QUOTE(InterestedHacker @ Dec 13 2005, 12:04 AM)

Is it possible to approach the problem from another angle, say for example, if we get the public key (no easy task) first
It's certainly not trivial, but it isn't that difficult either. The public key is just that, public. No effort needs to be made to hide it.
QUOTE
then work out how to read the file, extract / check it's hash and sig. Then, if we find a really really tiny file, and write some code that could try and produce a signature to match what the original was?
Nope. Message digest algorithms produce digests of the same length for
any message (up to the maximum size the algorithm can handle) so a signature for a 5-byte file will be indistinguishable from the signature of a 5-terabyte file.
QUOTE
I know it's a brute force hack again, but if the file is small enough, wouldn't there be more chance of this type of attack working?

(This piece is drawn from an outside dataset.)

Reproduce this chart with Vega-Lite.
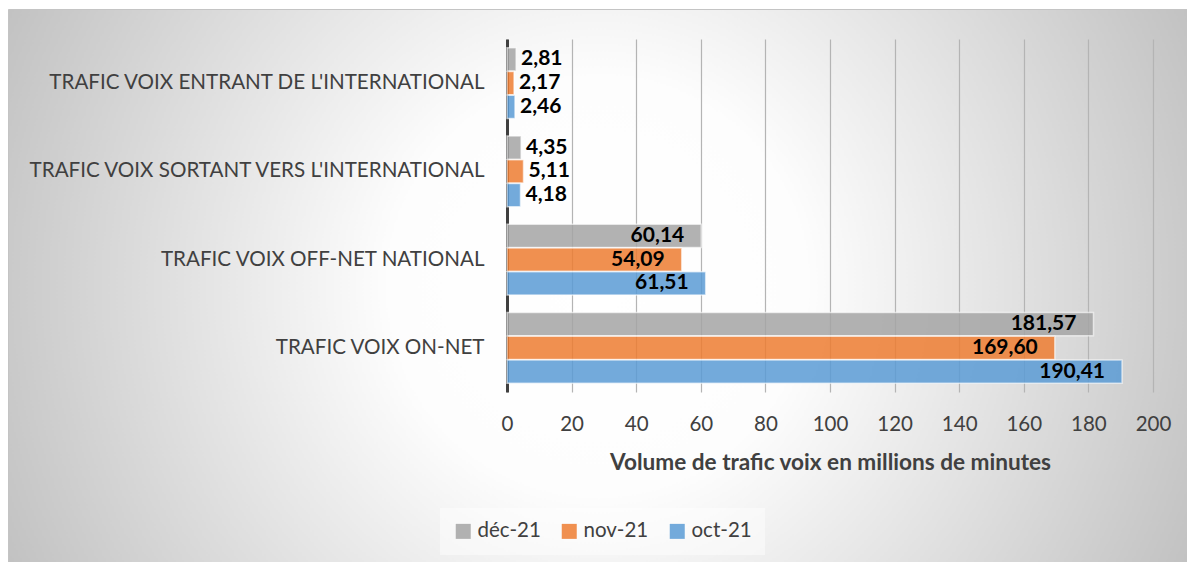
{
  "$schema": "https://vega.github.io/schema/vega-lite/v6.json",
  "width": 1179,
  "height": 553,
  "autosize": "none",
  "padding": {"left": 8, "top": 9, "right": 0, "bottom": 0},
  "background": "#ffffff",
  "data": {
    "values": [
      {"categorie": "TRAFIC VOIX ENTRANT DE L'INTERNATIONAL", "periode": "déc-21", "valeur": 2.81},
      {"categorie": "TRAFIC VOIX ENTRANT DE L'INTERNATIONAL", "periode": "nov-21", "valeur": 2.17},
      {"categorie": "TRAFIC VOIX ENTRANT DE L'INTERNATIONAL", "periode": "oct-21", "valeur": 2.46},
      {"categorie": "TRAFIC VOIX SORTANT VERS L'INTERNATIONAL", "periode": "déc-21", "valeur": 4.35},
      {"categorie": "TRAFIC VOIX SORTANT VERS L'INTERNATIONAL", "periode": "nov-21", "valeur": 5.11},
      {"categorie": "TRAFIC VOIX SORTANT VERS L'INTERNATIONAL", "periode": "oct-21", "valeur": 4.18},
      {"categorie": "TRAFIC VOIX OFF-NET NATIONAL", "periode": "déc-21", "valeur": 60.14},
      {"categorie": "TRAFIC VOIX OFF-NET NATIONAL", "periode": "nov-21", "valeur": 54.09},
      {"categorie": "TRAFIC VOIX OFF-NET NATIONAL", "periode": "oct-21", "valeur": 61.51},
      {"categorie": "TRAFIC VOIX ON-NET", "periode": "déc-21", "valeur": 181.57},
      {"categorie": "TRAFIC VOIX ON-NET", "periode": "nov-21", "valeur": 169.60},
      {"categorie": "TRAFIC VOIX ON-NET", "periode": "oct-21", "valeur": 190.41}
    ]
  },
  "encoding": {
    "y": {
      "field": "categorie",
      "type": "nominal",
      "sort": ["TRAFIC VOIX ENTRANT DE L'INTERNATIONAL", "TRAFIC VOIX SORTANT VERS L'INTERNATIONAL", "TRAFIC VOIX OFF-NET NATIONAL", "TRAFIC VOIX ON-NET"],
      "scale": {"range": [30, 383], "paddingInner": 0.2, "paddingOuter": 0.1},
      "axis": {
        "orient": "left",
        "offset": -499,
        "title": null,
        "ticks": false,
        "tickSize": 0,
        "domain": true,
        "domainColor": "#404040",
        "domainWidth": 3,
        "grid": false,
        "labelFont": "Lato",
        "labelFontSize": 20.6,
        "labelColor": "#404040",
        "labelPadding": 23,
        "labelLimit": 700
      }
    },
    "yOffset": {
      "field": "periode",
      "type": "nominal",
      "sort": ["déc-21", "nov-21", "oct-21"],
      "scale": {"paddingInner": 0.03}
    },
    "x": {
      "field": "valeur",
      "type": "quantitative",
      "scale": {"domain": [0, 200], "range": [499, 1145], "nice": false},
      "axis": {
        "orient": "top",
        "offset": -383,
        "values": [0, 20, 40, 60, 80, 100, 120, 140, 160, 180, 200],
        "format": "d",
        "domain": false,
        "ticks": false,
        "tickSize": 0,
        "grid": true,
        "gridColor": "#b4b4b4",
        "gridWidth": 1.2,
        "labelFont": "Lato",
        "labelFontSize": 20.5,
        "labelColor": "#404040",
        "labelPadding": -32,
        "labelBaseline": "middle",
        "labelFlush": false,
        "labelOverlap": false,
        "title": "Volume de trafic voix en millions de minutes",
        "titleFont": "Lato",
        "titleFontSize": 22.6,
        "titleFontWeight": "bold",
        "titleColor": "#404040",
        "titleBaseline": "middle",
        "titleY": 70
      }
    }
  },
  "layer": [
    {
      "mark": {"type": "bar", "fillOpacity": 0.85, "stroke": "#ffffff", "strokeWidth": 1.5, "strokeOpacity": 0.6},
      "encoding": {
        "color": {
          "field": "periode",
          "type": "nominal",
          "sort": ["déc-21", "nov-21", "oct-21"],
          "scale": {"domain": ["déc-21", "nov-21", "oct-21"], "range": ["#A5A5A5", "#ED7D31", "#5B9BD5"]},
          "legend": {
            "title": null,
            "orient": "none",
            "legendX": 432,
            "legendY": 499,
            "direction": "horizontal",
            "symbolType": "square",
            "symbolSize": 225,
            "symbolStrokeWidth": 0,
            "symbolOpacity": 0.85,
            "labelFont": "Lato",
            "labelFontSize": 20.5,
            "labelColor": "#404040",
            "labelOffset": 4,
            "columnPadding": 18,
            "padding": 13,
            "fillColor": "rgba(255,255,255,0.45)"
          }
        }
      }
    },
    {
      "transform": [{"filter": "datum.valeur < 10"}],
      "mark": {"type": "text", "align": "left", "baseline": "middle", "dx": 5, "font": "Lato", "fontSize": 21, "fontWeight": "bold", "color": "#000000"},
      "encoding": {"text": {"field": "valeur", "type": "quantitative", "format": ".2f"}}
    },
    {
      "transform": [{"filter": "datum.valeur >= 10"}],
      "mark": {"type": "text", "align": "right", "baseline": "middle", "dx": -17, "font": "Lato", "fontSize": 21, "fontWeight": "bold", "color": "#000000"},
      "encoding": {"text": {"field": "valeur", "type": "quantitative", "format": ".2f"}}
    }
  ],
  "config": {
    "font": "Lato",
    "locale": {"number": {"decimal": ",", "thousands": " ", "grouping": [3], "currency": ["", " €"]}},
    "view": {
      "stroke": "#c4c4c4",
      "strokeWidth": 1,
      "fill": {
        "gradient": "radial",
        "x1": 0.5, "y1": 0.5, "r1": 0,
        "x2": 0.5, "y2": 0.5, "r2": 0.55,
        "stops": [
          {"offset": 0, "color": "#ffffff"},
          {"offset": 0.32, "color": "#fdfdfd"},
          {"offset": 1, "color": "#c2c2c2"}
        ]
      }
    }
  }
}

Nope. You can try signing every possible file up to, say, 20 bytes (which would take a very long time; any higher and it becomes as computationally infeasible as brute-forcing RSA) and the chances of a collision are negligible.
QUOTE
What about if we could compare the signatures of two or more files, is there any way we could use the differences between signatures, compared to say CRC32 signature, or some other point if reference?
Nope. Message digest algorithms are designed to be secure against such attacks. Here's an example, from Wikipedia:
SHA1("The quick brown fox jumps over the lazy dog") ==
"2fd4e1c67a2d28fced849ee1bb76e7391b93eb12"

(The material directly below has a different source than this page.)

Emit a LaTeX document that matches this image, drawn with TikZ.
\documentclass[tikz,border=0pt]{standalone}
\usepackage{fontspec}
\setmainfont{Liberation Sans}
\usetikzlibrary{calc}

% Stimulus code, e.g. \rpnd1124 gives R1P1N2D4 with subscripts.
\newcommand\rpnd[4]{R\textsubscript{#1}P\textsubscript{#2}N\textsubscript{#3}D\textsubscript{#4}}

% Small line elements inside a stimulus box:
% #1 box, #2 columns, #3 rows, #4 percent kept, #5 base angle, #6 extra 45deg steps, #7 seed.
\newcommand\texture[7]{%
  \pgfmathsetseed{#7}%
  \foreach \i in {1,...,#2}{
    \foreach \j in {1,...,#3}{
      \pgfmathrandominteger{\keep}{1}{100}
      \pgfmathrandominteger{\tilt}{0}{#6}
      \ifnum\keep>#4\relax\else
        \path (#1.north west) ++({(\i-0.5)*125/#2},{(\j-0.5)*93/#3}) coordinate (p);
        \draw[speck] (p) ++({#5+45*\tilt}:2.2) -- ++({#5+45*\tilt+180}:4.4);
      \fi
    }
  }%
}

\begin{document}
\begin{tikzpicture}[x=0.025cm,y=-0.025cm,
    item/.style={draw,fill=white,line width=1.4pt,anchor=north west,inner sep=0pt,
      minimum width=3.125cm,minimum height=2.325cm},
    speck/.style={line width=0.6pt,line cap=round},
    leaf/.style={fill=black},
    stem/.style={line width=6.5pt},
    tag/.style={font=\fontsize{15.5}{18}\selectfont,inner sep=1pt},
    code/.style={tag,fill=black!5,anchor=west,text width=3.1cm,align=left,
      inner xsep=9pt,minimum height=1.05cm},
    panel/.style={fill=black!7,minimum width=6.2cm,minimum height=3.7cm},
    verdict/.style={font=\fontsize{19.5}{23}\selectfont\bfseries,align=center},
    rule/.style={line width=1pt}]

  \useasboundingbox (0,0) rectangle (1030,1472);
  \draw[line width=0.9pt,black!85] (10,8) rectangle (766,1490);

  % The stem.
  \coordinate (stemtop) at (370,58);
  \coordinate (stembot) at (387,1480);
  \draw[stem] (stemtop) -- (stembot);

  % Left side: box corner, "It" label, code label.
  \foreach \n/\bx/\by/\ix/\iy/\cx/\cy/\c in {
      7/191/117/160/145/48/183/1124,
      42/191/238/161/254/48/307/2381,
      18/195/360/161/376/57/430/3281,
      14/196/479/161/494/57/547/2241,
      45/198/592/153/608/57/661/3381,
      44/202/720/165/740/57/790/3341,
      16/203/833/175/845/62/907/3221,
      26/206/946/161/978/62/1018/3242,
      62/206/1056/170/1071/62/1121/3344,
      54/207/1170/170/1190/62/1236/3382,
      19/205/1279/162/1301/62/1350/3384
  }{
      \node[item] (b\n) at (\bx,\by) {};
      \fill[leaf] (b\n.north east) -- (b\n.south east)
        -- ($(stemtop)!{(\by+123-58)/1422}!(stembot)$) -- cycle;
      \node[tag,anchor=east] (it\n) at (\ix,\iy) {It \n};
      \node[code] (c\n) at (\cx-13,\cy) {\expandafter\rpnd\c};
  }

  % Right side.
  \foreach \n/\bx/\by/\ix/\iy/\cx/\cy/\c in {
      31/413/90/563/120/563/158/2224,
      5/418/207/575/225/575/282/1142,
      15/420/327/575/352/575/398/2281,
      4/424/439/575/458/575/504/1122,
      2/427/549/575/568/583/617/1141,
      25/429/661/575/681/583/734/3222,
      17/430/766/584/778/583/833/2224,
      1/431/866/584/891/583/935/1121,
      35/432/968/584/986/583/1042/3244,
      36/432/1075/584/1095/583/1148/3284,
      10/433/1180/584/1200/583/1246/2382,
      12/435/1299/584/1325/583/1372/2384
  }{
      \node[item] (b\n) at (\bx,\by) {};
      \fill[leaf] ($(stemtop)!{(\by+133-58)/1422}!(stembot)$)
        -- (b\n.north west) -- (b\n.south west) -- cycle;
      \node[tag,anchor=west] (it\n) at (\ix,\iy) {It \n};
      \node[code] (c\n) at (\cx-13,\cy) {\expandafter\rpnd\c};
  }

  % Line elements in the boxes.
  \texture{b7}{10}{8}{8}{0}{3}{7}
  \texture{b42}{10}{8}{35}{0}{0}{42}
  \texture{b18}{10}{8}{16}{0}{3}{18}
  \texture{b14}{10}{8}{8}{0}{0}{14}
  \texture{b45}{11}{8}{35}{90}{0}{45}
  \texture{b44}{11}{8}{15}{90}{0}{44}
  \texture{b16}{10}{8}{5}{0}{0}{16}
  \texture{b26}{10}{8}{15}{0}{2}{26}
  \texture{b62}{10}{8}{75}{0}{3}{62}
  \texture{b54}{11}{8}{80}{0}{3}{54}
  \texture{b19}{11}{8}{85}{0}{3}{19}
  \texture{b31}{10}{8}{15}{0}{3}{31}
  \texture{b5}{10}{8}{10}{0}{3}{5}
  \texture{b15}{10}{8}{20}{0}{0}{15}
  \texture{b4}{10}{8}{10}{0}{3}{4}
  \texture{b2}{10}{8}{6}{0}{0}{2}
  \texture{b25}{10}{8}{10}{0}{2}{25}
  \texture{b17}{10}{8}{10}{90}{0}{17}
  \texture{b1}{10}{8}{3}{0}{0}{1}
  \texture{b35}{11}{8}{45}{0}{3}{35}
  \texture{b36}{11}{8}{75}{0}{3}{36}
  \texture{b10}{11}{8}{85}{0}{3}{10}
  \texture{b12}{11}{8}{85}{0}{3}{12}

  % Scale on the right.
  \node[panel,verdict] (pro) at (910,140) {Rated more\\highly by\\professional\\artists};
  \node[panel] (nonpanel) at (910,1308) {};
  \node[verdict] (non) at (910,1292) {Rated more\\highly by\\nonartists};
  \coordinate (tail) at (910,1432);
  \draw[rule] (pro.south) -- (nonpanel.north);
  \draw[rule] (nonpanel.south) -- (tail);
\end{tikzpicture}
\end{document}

SHA1("The quick brown fox jumps over the lazy cog") ==
"de9f2c7fd25e1b3afad3e85a0bd17d9b100db4b3"
Two different strings. Same length. Differ by only one
bit. But the digests are completely different. No similarity at all. If you can deduce anything meaningful by comparing those two digests, you're a better man than I.

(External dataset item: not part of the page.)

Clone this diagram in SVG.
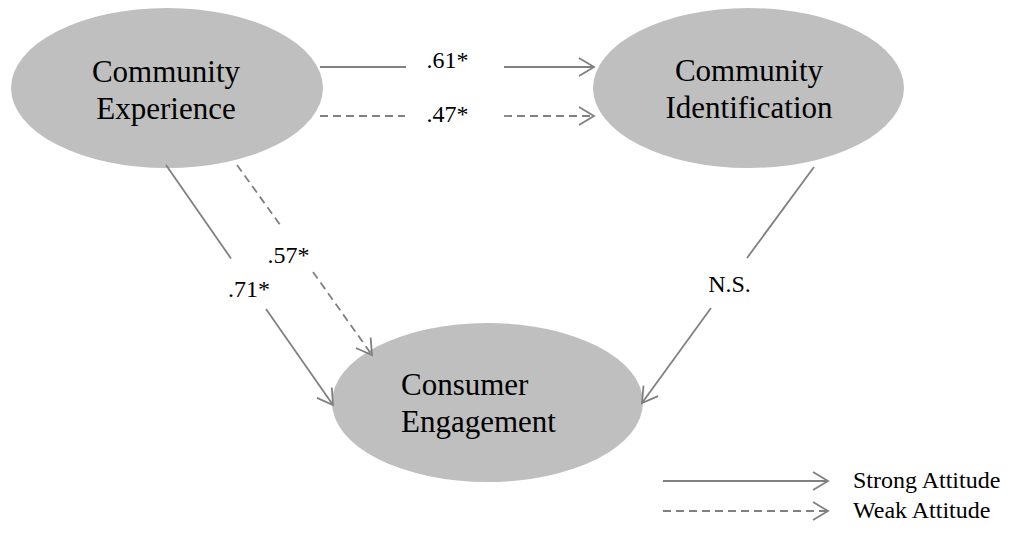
<svg xmlns="http://www.w3.org/2000/svg" width="1021" height="550" viewBox="0 0 1021 550">
<style>
.node{fill:#bfbfbf;stroke:none}
.nt{font-family:"Liberation Serif","Times New Roman",serif;font-size:31px;fill:#000;text-anchor:middle}
.lbl{font-family:"Liberation Serif","Times New Roman",serif;font-size:24px;fill:#000;text-anchor:middle}
.leg{font-family:"Liberation Serif","Times New Roman",serif;font-size:24px;fill:#000}
.c{stroke:#808080;stroke-width:1.8;fill:none}
.d{stroke-dasharray:8 5}
</style>
<defs>
<marker id="ah" markerUnits="userSpaceOnUse" markerWidth="20" markerHeight="22" viewBox="-17 -11 19 22" refX="0" refY="0" orient="auto">
<path d="M-15,-9 L0,0 L-15,9" fill="none" stroke="#808080" stroke-width="1.8"/>
</marker>
</defs>
<rect width="1021" height="550" fill="#fff"/>
<g id="ce">
<ellipse class="node" cx="167" cy="88" rx="156" ry="80"/>
<text class="nt" x="166" y="82">Community</text>
<text class="nt" x="166" y="119">Experience</text>
</g>
<g id="ci">
<ellipse class="node" cx="748.5" cy="88" rx="155.5" ry="80"/>
<text class="nt" x="749" y="81">Community</text>
<text class="nt" x="749" y="118">Identification</text>
</g>
<g id="eng">
<ellipse class="node" cx="487.5" cy="402.5" rx="155.5" ry="79.5"/>
<text class="nt" x="401" y="395" style="text-anchor:start">Consumer</text>
<text class="nt" x="401" y="432" style="text-anchor:start">Engagement</text>
</g>
<g id="connectors">
<line class="c" x1="320" y1="67" x2="406" y2="67"/>
<line class="c" x1="504" y1="67" x2="594" y2="67" marker-end="url(#ah)"/>
<line class="c d" x1="320" y1="116" x2="405" y2="116"/>
<line class="c d" x1="504" y1="116" x2="594" y2="116" marker-end="url(#ah)"/>
<line class="c" x1="166" y1="165" x2="231" y2="258.5"/>
<line class="c" x1="266" y1="309" x2="333" y2="405" marker-end="url(#ah)"/>
<line class="c d" x1="237" y1="165" x2="281" y2="226"/>
<line class="c d" x1="313" y1="272" x2="372" y2="355" marker-end="url(#ah)"/>
<line class="c" x1="814" y1="167" x2="747" y2="258"/>
<line class="c" x1="711" y1="308" x2="642" y2="403" marker-end="url(#ah)"/>
</g>
<g id="labels">
<text class="lbl" x="447.5" y="68">.61*</text>
<text class="lbl" x="447.5" y="122">.47*</text>
<text class="lbl" x="249" y="297">.71*</text>
<text class="lbl" x="288.5" y="263">.57*</text>
<text class="lbl" x="729.5" y="292">N.S.</text>
</g>
<g id="legend">
<line class="c" x1="663" y1="481" x2="828" y2="481" marker-end="url(#ah)"/>
<text class="leg" x="853" y="488">Strong Attitude</text>
<line class="c d" x1="663" y1="511" x2="828" y2="511" marker-end="url(#ah)"/>
<text class="leg" x="853" y="518">Weak Attitude</text>
</g>
</svg>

Now, this is not to say that existing message digest algorithms will never be broken. I believe there's already a practical way of finding collisions for MD5, and SHA-1 will probably be there in the next decade. That's why NIST has announced plans to decertify SHA-1 in favor of the multiple flavors of SHA-2 by 2010. Then we'll be back into huge multiples of the age of the universe territory.
Edit: I'm a bit behind the times. Researchers have devised an algorithm that can generate SHA-1 collisions in about 2^69 operations, which is at the very limit of practicability... with a big cluster of heavy iron. Even so, the would-be cracker has a problem. Just because he can generate (after several hundred CPU-years) a hash collision doesn't mean that the collision will be
useful for anything. To put it in the context of the Xbox, it doesn't do you any good to find a file that you can affix an existing signature to if the file consists of gibberish that would cause the console to immediately crash anyway.